When I was a little boy, I was afraid of the elderly. I'm not entirely sure why that was, aside from the fact that they creaked and smelled funny.
At night, my dreams often turned to nightmares and I was haunted in my sleep by old people. I suppose "old people" doesn't sound quite politically correct these days, does it? Should I say "age challenged"?
Usually in those dreams, the elderly were silent and menacing, chasing me with a limping gait and outstretched arms, like some Night of the Living Dead zombie.
One dream continues to stand out in my mind quite vividly:
I was in the basement of my aunt's apartment building and over in a corner by the furnace sat an old lady in a wheelchair. She appeared to be dead and was covered with a thin, orange coat of rust.
As I drew near, she began to rise up out of the wheelchair, her limbs groaning like tree branches swaying in a stiff breeze. Then, with dull black eyes, she fixed her gaze on me and slowly advanced.
Being as how it was a dream, I could only run away in that heavy leg-locked slow motion kind of run. My jaws were tight and my words stuck in my throat as I tried to holler: "Jeeeessssuuuuuss Chooooorrrriiiist!"
This variety of bedtime terror remained with me for several years. Why? Perhaps it was those nursery rhymes and fairy tales I was so well-schooled in.
Let's see. There was the OLD woman in the shoe who whipped her kids. Then there was the OLD witch in "Hansel and Gretel" who wanted to bake Hansel in the oven and eat him. Of course, the Wicked Queen in "Snow White" took on the personage of an OLD lady in order to peddle the poison apple.
Yeah. That could have done it.
But in their defense, keep in mind that those old women received no monthly Social Security checks and Medicare didn't pay for their prescriptions. No wonder they were bitchy.
Throughout the 1950s and until 1962 when she passed away at 91, my grandmother was confined to, what we called back then, a rest home. It was actually a renovated two-story house that was operated by my cousin, who was a nurse.
On occasional Sundays, our family would make the 90-minute trip and visit Grandma Potter. She was a frail, tiny woman and in my memories was always wearing a white sweater and sitting in a wheelchair in her room.
She had hearing aids in both ears. To shade her weakening eyes, she wore a visor. This was long before Steve Spurrier made wearing visors fashionable.
Since Grandma could barely see, my dad always announced which of her grandchildren was standing before her. Then she would acknowledge each of us in her thin, barely audible voice and welcome us with a hug from her trembling arms.

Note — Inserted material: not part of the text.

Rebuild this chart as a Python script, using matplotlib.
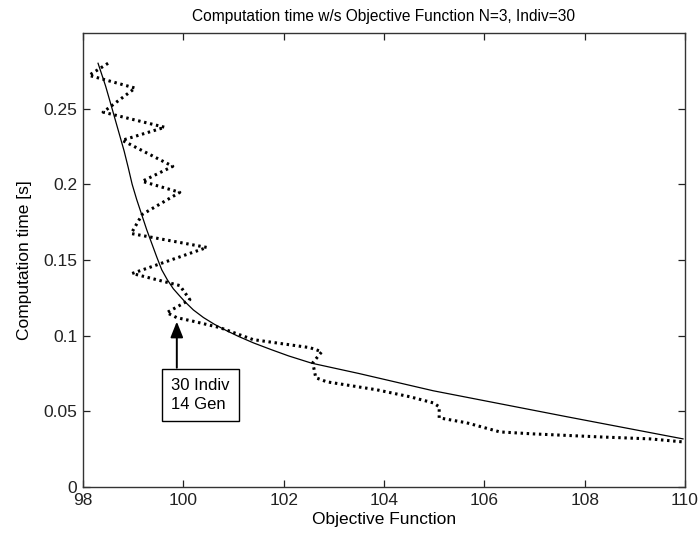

I think even back then I was already questioning the futility of life when a person's advanced years had drained them of all but their souls. The fact that this is the only way I remember my grandmother, it must have burnt a lasting and frightful brand into my subconscious.
I can still see those bony arms reaching out for me. If the woman had offered me an apple, I would have freaked out.
Grandma Potter
The Pre-Rest Home Years
She looked harmless enough
The dreams didn't last. They had subsided altogether by the time I hit my teen years and had developed a healthy interest in girls, sports, and beer.
But then, life rears up and hits you square in the face -- not with dreams, but with reality.
You watch your own parents get on in years, slip into ill health, and eventually depart from our world. Along the way, aunts and uncles join them until an entire generation is gone.
Now the old folks are no longer feared. They are lovingly missed.
And who does that leave to take their places? My generation, of course.
So I've analyzed all of this and I've come to a conclusion. I've never really been afraid of old people. It's old age that I've been fearing.
I just hope that I can come to grips with it and when I actually am elderly (and that's not too far down the road) life will be more of a dream than a nightmare.